→ INSTRUCTIONS TO FOLLOW
Without including the pictures, copy out every line below.
-- start of RAW DATA --
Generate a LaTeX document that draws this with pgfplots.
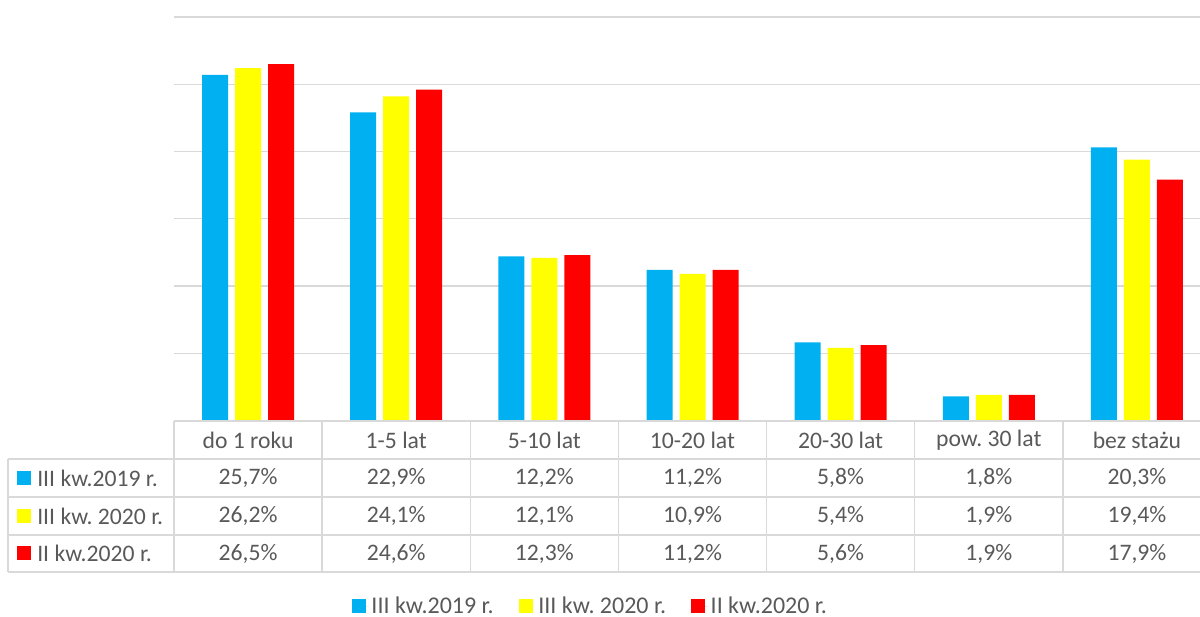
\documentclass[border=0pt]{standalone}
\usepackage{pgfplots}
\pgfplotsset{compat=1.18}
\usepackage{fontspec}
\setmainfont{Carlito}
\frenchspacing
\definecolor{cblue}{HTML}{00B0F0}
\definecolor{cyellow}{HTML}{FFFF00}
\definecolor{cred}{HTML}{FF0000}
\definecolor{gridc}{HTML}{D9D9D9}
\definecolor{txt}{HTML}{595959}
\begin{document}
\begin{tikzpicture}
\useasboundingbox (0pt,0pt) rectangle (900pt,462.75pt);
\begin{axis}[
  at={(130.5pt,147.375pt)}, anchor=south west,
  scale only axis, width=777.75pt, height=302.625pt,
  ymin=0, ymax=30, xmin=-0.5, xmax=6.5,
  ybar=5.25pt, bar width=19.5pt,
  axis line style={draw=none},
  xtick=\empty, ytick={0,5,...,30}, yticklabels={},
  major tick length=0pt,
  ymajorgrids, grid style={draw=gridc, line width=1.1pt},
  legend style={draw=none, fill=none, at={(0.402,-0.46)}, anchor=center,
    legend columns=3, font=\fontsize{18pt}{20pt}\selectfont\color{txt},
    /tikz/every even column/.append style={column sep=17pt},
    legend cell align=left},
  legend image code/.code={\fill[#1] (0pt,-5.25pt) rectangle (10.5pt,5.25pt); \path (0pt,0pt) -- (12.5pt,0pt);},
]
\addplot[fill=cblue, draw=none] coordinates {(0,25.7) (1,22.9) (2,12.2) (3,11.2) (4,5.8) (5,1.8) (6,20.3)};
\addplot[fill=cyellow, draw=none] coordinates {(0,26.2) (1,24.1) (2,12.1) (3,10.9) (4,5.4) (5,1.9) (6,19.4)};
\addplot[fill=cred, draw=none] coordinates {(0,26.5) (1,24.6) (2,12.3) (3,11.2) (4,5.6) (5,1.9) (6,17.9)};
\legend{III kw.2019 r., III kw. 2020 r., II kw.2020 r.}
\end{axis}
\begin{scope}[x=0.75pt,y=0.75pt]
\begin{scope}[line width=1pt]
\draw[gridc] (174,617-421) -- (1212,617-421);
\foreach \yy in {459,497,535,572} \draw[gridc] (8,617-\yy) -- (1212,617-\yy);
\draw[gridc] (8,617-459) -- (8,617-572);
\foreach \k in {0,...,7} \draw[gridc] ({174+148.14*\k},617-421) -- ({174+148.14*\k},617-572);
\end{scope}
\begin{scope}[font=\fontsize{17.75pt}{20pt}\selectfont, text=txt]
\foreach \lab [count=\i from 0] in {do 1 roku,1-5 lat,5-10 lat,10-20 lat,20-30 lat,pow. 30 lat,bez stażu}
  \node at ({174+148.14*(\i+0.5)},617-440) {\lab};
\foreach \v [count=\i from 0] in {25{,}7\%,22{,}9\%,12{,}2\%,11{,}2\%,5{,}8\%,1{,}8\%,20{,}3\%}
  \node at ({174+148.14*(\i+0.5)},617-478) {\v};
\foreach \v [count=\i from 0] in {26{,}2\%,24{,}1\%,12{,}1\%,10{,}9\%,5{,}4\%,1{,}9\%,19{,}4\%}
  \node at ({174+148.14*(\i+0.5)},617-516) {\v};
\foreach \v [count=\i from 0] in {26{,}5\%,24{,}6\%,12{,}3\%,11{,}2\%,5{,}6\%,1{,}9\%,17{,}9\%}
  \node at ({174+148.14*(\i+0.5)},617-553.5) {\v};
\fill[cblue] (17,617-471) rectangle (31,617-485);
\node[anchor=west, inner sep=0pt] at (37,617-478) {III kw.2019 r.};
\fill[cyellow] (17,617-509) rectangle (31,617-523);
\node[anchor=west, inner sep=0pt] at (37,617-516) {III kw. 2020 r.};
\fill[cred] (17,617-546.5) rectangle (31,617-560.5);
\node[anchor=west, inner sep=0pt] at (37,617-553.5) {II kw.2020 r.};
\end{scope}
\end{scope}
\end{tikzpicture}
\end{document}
-- end of RAW DATA --
→ ANSWER FOR THIS EXERCISE
Generate a LaTeX document that draws this with pgfplots.
\documentclass[border=0pt]{standalone}
\usepackage{pgfplots}
\pgfplotsset{compat=1.18}
\usepackage{fontspec}
\setmainfont{Carlito}
\frenchspacing
\definecolor{cblue}{HTML}{00B0F0}
\definecolor{cyellow}{HTML}{FFFF00}
\definecolor{cred}{HTML}{FF0000}
\definecolor{gridc}{HTML}{D9D9D9}
\definecolor{txt}{HTML}{595959}
\begin{document}
\begin{tikzpicture}
\useasboundingbox (0pt,0pt) rectangle (900pt,462.75pt);
\begin{axis}[
  at={(130.5pt,147.375pt)}, anchor=south west,
  scale only axis, width=777.75pt, height=302.625pt,
  ymin=0, ymax=30, xmin=-0.5, xmax=6.5,
  ybar=5.25pt, bar width=19.5pt,
  axis line style={draw=none},
  xtick=\empty, ytick={0,5,...,30}, yticklabels={},
  major tick length=0pt,
  ymajorgrids, grid style={draw=gridc, line width=1.1pt},
  legend style={draw=none, fill=none, at={(0.402,-0.46)}, anchor=center,
    legend columns=3, font=\fontsize{18pt}{20pt}\selectfont\color{txt},
    /tikz/every even column/.append style={column sep=17pt},
    legend cell align=left},
  legend image code/.code={\fill[#1] (0pt,-5.25pt) rectangle (10.5pt,5.25pt); \path (0pt,0pt) -- (12.5pt,0pt);},
]
\addplot[fill=cblue, draw=none] coordinates {(0,25.7) (1,22.9) (2,12.2) (3,11.2) (4,5.8) (5,1.8) (6,20.3)};
\addplot[fill=cyellow, draw=none] coordinates {(0,26.2) (1,24.1) (2,12.1) (3,10.9) (4,5.4) (5,1.9) (6,19.4)};
\addplot[fill=cred, draw=none] coordinates {(0,26.5) (1,24.6) (2,12.3) (3,11.2) (4,5.6) (5,1.9) (6,17.9)};
\legend{III kw.2019 r., III kw. 2020 r., II kw.2020 r.}
\end{axis}
\begin{scope}[x=0.75pt,y=0.75pt]
\begin{scope}[line width=1pt]
\draw[gridc] (174,617-421) -- (1212,617-421);
\foreach \yy in {459,497,535,572} \draw[gridc] (8,617-\yy) -- (1212,617-\yy);
\draw[gridc] (8,617-459) -- (8,617-572);
\foreach \k in {0,...,7} \draw[gridc] ({174+148.14*\k},617-421) -- ({174+148.14*\k},617-572);
\end{scope}
\begin{scope}[font=\fontsize{17.75pt}{20pt}\selectfont, text=txt]
\foreach \lab [count=\i from 0] in {do 1 roku,1-5 lat,5-10 lat,10-20 lat,20-30 lat,pow. 30 lat,bez stażu}
  \node at ({174+148.14*(\i+0.5)},617-440) {\lab};
\foreach \v [count=\i from 0] in {25{,}7\%,22{,}9\%,12{,}2\%,11{,}2\%,5{,}8\%,1{,}8\%,20{,}3\%}
  \node at ({174+148.14*(\i+0.5)},617-478) {\v};
\foreach \v [count=\i from 0] in {26{,}2\%,24{,}1\%,12{,}1\%,10{,}9\%,5{,}4\%,1{,}9\%,19{,}4\%}
  \node at ({174+148.14*(\i+0.5)},617-516) {\v};
\foreach \v [count=\i from 0] in {26{,}5\%,24{,}6\%,12{,}3\%,11{,}2\%,5{,}6\%,1{,}9\%,17{,}9\%}
  \node at ({174+148.14*(\i+0.5)},617-553.5) {\v};
\fill[cblue] (17,617-471) rectangle (31,617-485);
\node[anchor=west, inner sep=0pt] at (37,617-478) {III kw.2019 r.};
\fill[cyellow] (17,617-509) rectangle (31,617-523);
\node[anchor=west, inner sep=0pt] at (37,617-516) {III kw. 2020 r.};
\fill[cred] (17,617-546.5) rectangle (31,617-560.5);
\node[anchor=west, inner sep=0pt] at (37,617-553.5) {II kw.2020 r.};
\end{scope}
\end{scope}
\end{tikzpicture}
\end{document}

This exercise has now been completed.